Should I use a three-step pr a two-step PCR protocol?
Three-step PCR includes denaturation, annealing, and extension steps. This type of protocol should be used when the Tm of the primers is lower than the extension temperature or is less than 68°C.

If the melting temperature of the primer (Tm) is close to the extension temperature (72°C) or a few degrees lower, consider using a two-step PCR protocol that includes a denaturation step and a combined annealing/extension step. With this protocol, the annealing temperature should not exceed the extension temperature.
Which extension temperature should I use, 68° or 72°C
A 68°C extension temperature is preferred for two-step PCR and when amplifying longer templates (>4 kb). This lower extension temperature dramatically improves yields of longer amplification products by reducing the depurination rate that influences amplification.

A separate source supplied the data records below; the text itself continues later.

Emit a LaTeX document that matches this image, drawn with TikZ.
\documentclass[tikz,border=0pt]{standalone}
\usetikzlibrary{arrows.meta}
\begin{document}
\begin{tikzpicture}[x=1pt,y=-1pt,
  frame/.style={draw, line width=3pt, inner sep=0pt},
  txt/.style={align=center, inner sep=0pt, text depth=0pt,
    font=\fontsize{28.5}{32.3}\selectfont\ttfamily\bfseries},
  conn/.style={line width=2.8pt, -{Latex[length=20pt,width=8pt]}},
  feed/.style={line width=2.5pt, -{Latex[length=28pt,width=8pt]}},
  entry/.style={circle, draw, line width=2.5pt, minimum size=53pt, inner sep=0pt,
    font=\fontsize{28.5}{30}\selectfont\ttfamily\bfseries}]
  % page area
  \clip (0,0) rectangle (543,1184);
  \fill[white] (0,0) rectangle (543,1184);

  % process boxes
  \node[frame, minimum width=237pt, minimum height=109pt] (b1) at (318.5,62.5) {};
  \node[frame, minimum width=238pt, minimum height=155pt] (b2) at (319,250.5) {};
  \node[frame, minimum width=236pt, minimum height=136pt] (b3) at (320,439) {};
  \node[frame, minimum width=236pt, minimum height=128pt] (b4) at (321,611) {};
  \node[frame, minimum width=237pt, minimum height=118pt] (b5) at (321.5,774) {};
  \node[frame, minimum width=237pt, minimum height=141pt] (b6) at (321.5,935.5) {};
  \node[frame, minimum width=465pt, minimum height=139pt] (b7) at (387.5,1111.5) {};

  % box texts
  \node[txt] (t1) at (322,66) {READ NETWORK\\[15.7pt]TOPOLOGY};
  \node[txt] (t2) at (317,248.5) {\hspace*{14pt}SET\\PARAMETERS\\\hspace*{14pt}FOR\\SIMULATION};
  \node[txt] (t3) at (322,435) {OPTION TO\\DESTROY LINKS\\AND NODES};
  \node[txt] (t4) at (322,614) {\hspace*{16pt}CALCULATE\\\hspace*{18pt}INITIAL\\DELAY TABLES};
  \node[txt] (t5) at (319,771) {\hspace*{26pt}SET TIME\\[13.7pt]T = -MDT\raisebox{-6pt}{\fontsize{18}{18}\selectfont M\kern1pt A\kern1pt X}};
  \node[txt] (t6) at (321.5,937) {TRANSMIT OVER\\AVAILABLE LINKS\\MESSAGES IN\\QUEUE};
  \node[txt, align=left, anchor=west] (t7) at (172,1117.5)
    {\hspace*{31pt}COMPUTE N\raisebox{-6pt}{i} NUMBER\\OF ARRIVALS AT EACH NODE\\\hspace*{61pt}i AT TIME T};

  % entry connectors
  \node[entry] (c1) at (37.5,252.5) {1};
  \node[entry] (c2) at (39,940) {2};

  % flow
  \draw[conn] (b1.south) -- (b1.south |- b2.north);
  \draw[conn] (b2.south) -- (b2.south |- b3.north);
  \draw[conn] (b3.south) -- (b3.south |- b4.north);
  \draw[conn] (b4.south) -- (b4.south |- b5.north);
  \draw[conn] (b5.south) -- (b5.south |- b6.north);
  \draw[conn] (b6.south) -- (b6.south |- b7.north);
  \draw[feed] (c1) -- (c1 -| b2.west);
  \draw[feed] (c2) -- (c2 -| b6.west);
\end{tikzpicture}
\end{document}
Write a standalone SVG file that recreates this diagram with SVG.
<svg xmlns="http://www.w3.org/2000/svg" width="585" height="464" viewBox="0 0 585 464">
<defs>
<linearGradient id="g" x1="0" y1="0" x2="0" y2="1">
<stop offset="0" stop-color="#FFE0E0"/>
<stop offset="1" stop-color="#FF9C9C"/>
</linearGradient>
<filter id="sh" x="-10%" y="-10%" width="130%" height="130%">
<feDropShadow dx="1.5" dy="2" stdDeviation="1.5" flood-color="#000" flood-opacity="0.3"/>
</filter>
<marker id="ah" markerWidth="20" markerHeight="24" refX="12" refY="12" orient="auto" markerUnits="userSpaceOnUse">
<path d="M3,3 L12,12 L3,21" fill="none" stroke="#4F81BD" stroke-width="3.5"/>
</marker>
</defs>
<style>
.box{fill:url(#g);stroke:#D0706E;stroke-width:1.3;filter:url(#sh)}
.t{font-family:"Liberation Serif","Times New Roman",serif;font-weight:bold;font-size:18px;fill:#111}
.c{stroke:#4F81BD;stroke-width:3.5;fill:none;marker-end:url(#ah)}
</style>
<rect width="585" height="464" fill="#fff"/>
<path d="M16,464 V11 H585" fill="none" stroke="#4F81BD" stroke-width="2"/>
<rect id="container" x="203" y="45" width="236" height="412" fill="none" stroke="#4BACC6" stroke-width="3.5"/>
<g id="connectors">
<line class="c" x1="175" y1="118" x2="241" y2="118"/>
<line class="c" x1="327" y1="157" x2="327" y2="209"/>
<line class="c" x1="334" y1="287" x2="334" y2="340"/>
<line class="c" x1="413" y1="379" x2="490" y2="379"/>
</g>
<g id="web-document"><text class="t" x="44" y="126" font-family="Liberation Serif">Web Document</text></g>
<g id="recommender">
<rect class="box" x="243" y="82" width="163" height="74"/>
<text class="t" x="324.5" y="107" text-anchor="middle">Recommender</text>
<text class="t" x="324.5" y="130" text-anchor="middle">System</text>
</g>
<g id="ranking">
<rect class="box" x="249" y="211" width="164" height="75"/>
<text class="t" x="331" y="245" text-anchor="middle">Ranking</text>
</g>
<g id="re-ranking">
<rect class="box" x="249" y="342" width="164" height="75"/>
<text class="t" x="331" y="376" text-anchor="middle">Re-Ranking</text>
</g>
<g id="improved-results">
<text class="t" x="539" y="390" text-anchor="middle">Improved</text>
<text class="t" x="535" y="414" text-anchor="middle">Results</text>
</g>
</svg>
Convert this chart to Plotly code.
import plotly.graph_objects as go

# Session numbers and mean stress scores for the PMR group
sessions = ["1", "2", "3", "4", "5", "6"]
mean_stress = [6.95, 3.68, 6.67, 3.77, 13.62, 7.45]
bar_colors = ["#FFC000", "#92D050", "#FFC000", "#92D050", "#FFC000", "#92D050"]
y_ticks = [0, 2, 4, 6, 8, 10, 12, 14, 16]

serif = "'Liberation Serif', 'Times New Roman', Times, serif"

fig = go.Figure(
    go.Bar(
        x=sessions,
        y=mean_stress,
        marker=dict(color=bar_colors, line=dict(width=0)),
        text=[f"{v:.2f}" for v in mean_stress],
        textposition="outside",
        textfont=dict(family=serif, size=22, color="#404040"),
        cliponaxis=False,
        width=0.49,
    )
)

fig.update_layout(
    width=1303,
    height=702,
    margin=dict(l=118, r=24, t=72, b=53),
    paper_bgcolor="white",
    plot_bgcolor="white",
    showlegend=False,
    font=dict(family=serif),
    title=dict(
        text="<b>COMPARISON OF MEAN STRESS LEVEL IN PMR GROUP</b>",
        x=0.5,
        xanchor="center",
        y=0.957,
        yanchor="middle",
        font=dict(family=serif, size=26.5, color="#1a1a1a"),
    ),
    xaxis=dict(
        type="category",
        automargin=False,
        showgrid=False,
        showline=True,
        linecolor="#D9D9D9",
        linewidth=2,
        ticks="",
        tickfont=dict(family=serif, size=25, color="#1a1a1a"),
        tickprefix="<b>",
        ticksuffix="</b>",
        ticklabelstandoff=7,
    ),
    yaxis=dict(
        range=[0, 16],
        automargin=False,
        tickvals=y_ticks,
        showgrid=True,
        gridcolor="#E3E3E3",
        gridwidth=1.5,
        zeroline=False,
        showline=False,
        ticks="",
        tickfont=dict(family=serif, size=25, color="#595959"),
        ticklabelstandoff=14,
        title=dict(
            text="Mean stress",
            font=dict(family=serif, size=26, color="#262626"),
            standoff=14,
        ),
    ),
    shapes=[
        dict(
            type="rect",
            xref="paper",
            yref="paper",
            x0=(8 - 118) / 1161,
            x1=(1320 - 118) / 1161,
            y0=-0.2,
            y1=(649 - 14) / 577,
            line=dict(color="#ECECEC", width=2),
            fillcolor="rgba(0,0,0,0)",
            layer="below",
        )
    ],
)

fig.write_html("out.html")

72°C should be used as the extension temperature when performing three-step standard PCR and for amplification of short fragments (<4 kb).
What are the critical factors for amplification of GC-rich templates?
PCR conditions:
  1. Use higher denaturation temperatures (e.g., 98°C as opposed to 94°C or 95°C) to allow complete denaturation of the template.
  2. Keep annealing times for GC-rich templates as short as possible.
  3. Use primers with a higher Tm (>68°C), because annealing can occur at a higher temperature.